When deciding where to spend upgrade materials or chase gacha pulls, always evaluate the full pairing. The strongest accounts aren’t built on isolated S-tier gear, but on weapons and Hunters that amplify each other at every stage of progression.

Upgrade, Ascension, and Gacha Priority Recommendations for F2P and Spenders

With weapon synergies established, the real power jump comes from how smartly you invest. Upgrade mats, ascension shards, and gacha currency are all finite, and wasting them on the wrong breakpoint can stall your entire account. This is where disciplined prioritization separates clean clears from frustrating DPS checks.

Upgrade Priorities: What to Level First and Why

For both F2P and spenders, weapon level should almost always come before Hunter level once you hit mid-game. Weapon base stats scale harder per material spent, especially ATK-focused weapons that directly multiply skill damage.

Focus upgrades on one primary DPS weapon first, ideally one that already has strong Hunter synergy. Splitting resources across multiple weapons early will slow your progression and weaken your ability to clear gear-check content like Gates and Tower floors.

Ascension Breakpoints That Actually Matter

Ascension isn’t about maxing everything, it’s about hitting the right thresholds. Most weapons gain their first meaningful passive enhancement at early ascension tiers, making Ascension 1–2 the sweet spot for F2P players.

Higher ascensions should be reserved for weapons you plan to use long-term. If a weapon doesn’t scale with your main Hunter’s kit or lacks endgame relevance, stop ascending it once the passive is unlocked and move on.

F2P Gacha Strategy: Play the Long Game

If you’re free-to-play, consistency beats chasing hype. Pulling on banners that feature weapons aligned with your strongest Hunter will always outperform gambling on raw S-tier placements.

Avoid weapon banners that don’t offer pity carryover or dual-value pulls. Ideally, you want banners where even “losing” the pull still gives you something usable, either through universal dupes or materials that feed your main build.

Low Spender Priorities: Value Per Dollar

Light spenders should focus on banners with guaranteed returns. Step-up banners and selectors are vastly more efficient than standard pulls, especially when they let you target a specific weapon for ascension duplicates.

Instead of chasing multiple weapons, commit to pushing one or two to higher ascension tiers. A well-ascended A-tier weapon will outperform a barely upgraded S-tier option in real combat scenarios.

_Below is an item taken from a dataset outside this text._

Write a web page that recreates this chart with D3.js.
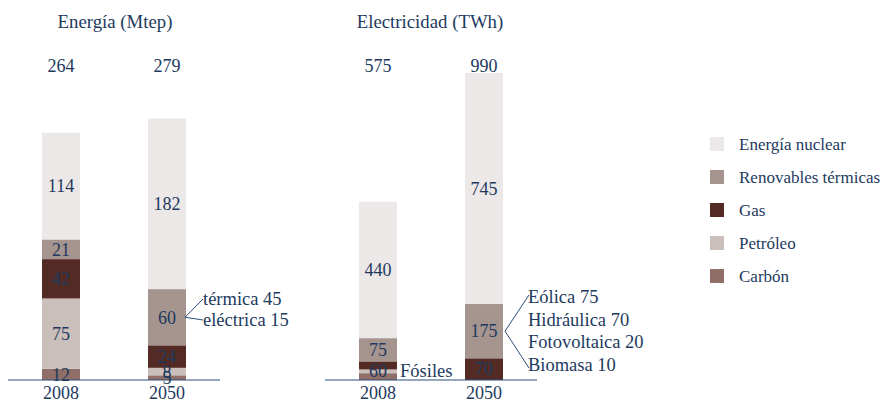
<!DOCTYPE html>
<html>
<head>
<meta charset="utf-8">
<script src="https://cdn.jsdelivr.net/npm/d3@7"></script>
<style>
  body { margin: 0; background: #fff; }
</style>
</head>
<body>
<div id="chart"></div>
<script>
// data
const categories = ["Carbón", "Petróleo", "Gas", "Renovables térmicas", "Energía nuclear"];
const legendOrder = ["Energía nuclear", "Renovables térmicas", "Gas", "Petróleo", "Carbón"];
const colors = ["#8f6f68", "#cbbfbb", "#532b24", "#a6948e", "#ede8e8"];
const years = ["2008", "2050"];

const energy2008 = [12, 75, 42, 21, 114];
const energy2050 = [5, 8, 24, 60, 182];
const energyTotals = [264, 279];

// electricity 2008: fossil 60 split between carbón / petróleo / gas
const elec2008 = [22, 12, 26, 75, 440];
const elec2050 = [0, 0, 70, 175, 745];
const elecTotals = [575, 990];
const elecFossil2008 = 60;

const renovEnergyDetail = ["térmica 45", "eléctrica 15"];
const renovElecDetail = ["Eólica 75", "Hidráulica 70", "Fotovoltaica 20", "Biomasa 10"];

const width = 887, height = 400;
const base = 380, barW = 38;
const ink = "#1d3a5e";
const font = '"Liberation Serif", "Times New Roman", serif';

const svg = d3.select("#chart").append("svg")
  .attr("width", width)
  .attr("height", height);

const color = d3.scaleOrdinal().domain(categories).range(colors);

function txt(g, x, y, size, s) {
  return g.append("text")
    .attr("x", x)
    .attr("y", y)
    .attr("font-size", size)
    .attr("fill", ink)
    .style("font-family", font)
    .text(s);
}

function stackOf(values) {
  let acc = 0;
  return values.map((v, i) => {
    const s = { cat: categories[i], y0: acc, y1: acc + v, v: v };
    acc += v;
    return s;
  });
}

function drawPanel(g, x0, x1, y, series, totals, title, titleX) {
  const x = d3.scalePoint().domain(years).range([x0, x1]).padding(0.5);

  txt(g, titleX, 28, 18.8, title).attr("text-anchor", "middle");

  series.forEach((vals, i) => {
    const cx = x(years[i]);
    const st = stackOf(vals).filter(d => d.v > 0);
    g.selectAll(null)
      .data(st)
      .enter().append("rect")
      .attr("x", cx - barW / 2)
      .attr("width", barW)
      .attr("y", d => y(d.y1))
      .attr("height", d => y(d.y0) - y(d.y1))
      .attr("fill", d => color(d.cat));

    txt(g, cx, 72, 18, totals[i]).attr("text-anchor", "middle");
    txt(g, cx, 399, 18, years[i]).attr("text-anchor", "middle");
  });

  g.append("line")
    .attr("x1", x0).attr("x2", x1)
    .attr("y1", base).attr("y2", base)
    .attr("stroke", "#2a4f78")
    .attr("stroke-width", 1);

  return x;
}

function segLabel(g, cx, y, a, b, label) {
  txt(g, cx, (y(a) + y(b)) / 2, 18, label)
    .attr("dy", "0.35em")
    .attr("text-anchor", "middle");
}

// left panel: energía
const yE = d3.scaleLinear().domain([0, 270]).range([base, 127]);
const gE = svg.append("g");
const xE = drawPanel(gE, 8, 220, yE, [energy2008, energy2050], energyTotals, "Energía (Mtep)", 115);
[energy2008, energy2050].forEach((vals, i) => {
  stackOf(vals).forEach(d => segLabel(gE, xE(years[i]), yE, d.y0, d.y1, d.v));
});

// right panel: electricidad
const yL = d3.scaleLinear().domain([0, 990]).range([base, 73]);
const gL = svg.append("g");
const xL = drawPanel(gL, 325, 537, yL, [elec2008, elec2050], elecTotals, "Electricidad (TWh)", 430);
stackOf(elec2008).slice(3).forEach(d => segLabel(gL, xL("2008"), yL, d.y0, d.y1, d.v));
segLabel(gL, xL("2008"), yL, 0, elecFossil2008, elecFossil2008);
stackOf(elec2050).filter(d => d.v > 0).forEach(d => segLabel(gL, xL("2050"), yL, d.y0, d.y1, d.v));

txt(gL, xL("2008") + barW / 2 + 3, (yL(0) + yL(elecFossil2008)) / 2, 18.5, "Fósiles")
  .attr("dy", "0.35em");

// annotation: renovables energía 2050
const rE = stackOf(energy2050)[3];
const apexE = [xE("2050") + barW / 2 - 1, (yE(rE.y0) + yE(rE.y1)) / 2];
const lineE = d3.line();
[299, 320].forEach(ty => {
  gE.append("path")
    .attr("d", lineE([apexE, [203, ty]]))
    .attr("fill", "none")
    .attr("stroke", "#2a4f78")
    .attr("stroke-width", 1);
});
renovEnergyDetail.forEach((t, i) => {
  txt(gE, 203, 305 + i * 21, 18.5, t);
});

// annotation: renovables electricidad 2050
const rL = stackOf(elec2050)[3];
const apexL = [xL("2050") + barW / 2 + 2, (yL(rL.y0) + yL(rL.y1)) / 2];
[295, 368].forEach(ty => {
  gL.append("path")
    .attr("d", lineE([apexL, [529, ty]]))
    .attr("fill", "none")
    .attr("stroke", "#2a4f78")
    .attr("stroke-width", 1);
});
renovElecDetail.forEach((t, i) => {
  txt(gL, 528, 303 + i * 22.5, 18.5, t);
});

// legend
const legend = svg.append("g").attr("transform", "translate(710,144)");
legendOrder.forEach((d, i) => {
  const row = legend.append("g").attr("transform", `translate(0,${i * 33})`);
  row.append("rect")
    .attr("x", 0).attr("y", -7)
    .attr("width", 14).attr("height", 14)
    .attr("fill", color(d));
  txt(row, 29, 0, 17, d).attr("dy", "0.35em");
});
</script>
</body>
</html>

Whale Optimization: Maximize Dupes, Not Roster Size

For heavy spenders, the trap is spreading investment too thin. Endgame Solo Leveling: Arise rewards fully optimized builds, not wide collections.

Prioritize maxing weapons that scale multiplicatively with Hunter passives and team buffs. Dupes that enhance conditional damage, cooldown reduction, or stacking mechanics will dramatically outperform flat stat increases in late-game raids and competitive modes.

Early-Game vs Endgame Investment Mindset

Early-game progression is about clearing content efficiently, not perfection. Temporary weapons are fine as long as they help you push story, unlock modes, and farm higher-tier materials.

Endgame flips that logic entirely. Once you’re farming reliably, every upgrade should be future-proof, focused on Hunters and weapons that remain relevant in high-difficulty content and scale cleanly with ascension and team synergies.

Final Take: Build Systems, Not Just Stats

The strongest accounts in Solo Leveling: Arise aren’t built on luck, they’re built on planning. Weapon tiers tell you what’s possible, but smart upgrades, ascensions, and gacha decisions determine what’s achievable for your account.

Invest with intention, respect your resource limits, and always think two stages ahead. Master that mindset, and the game stops feeling punishing and starts feeling completely under your control.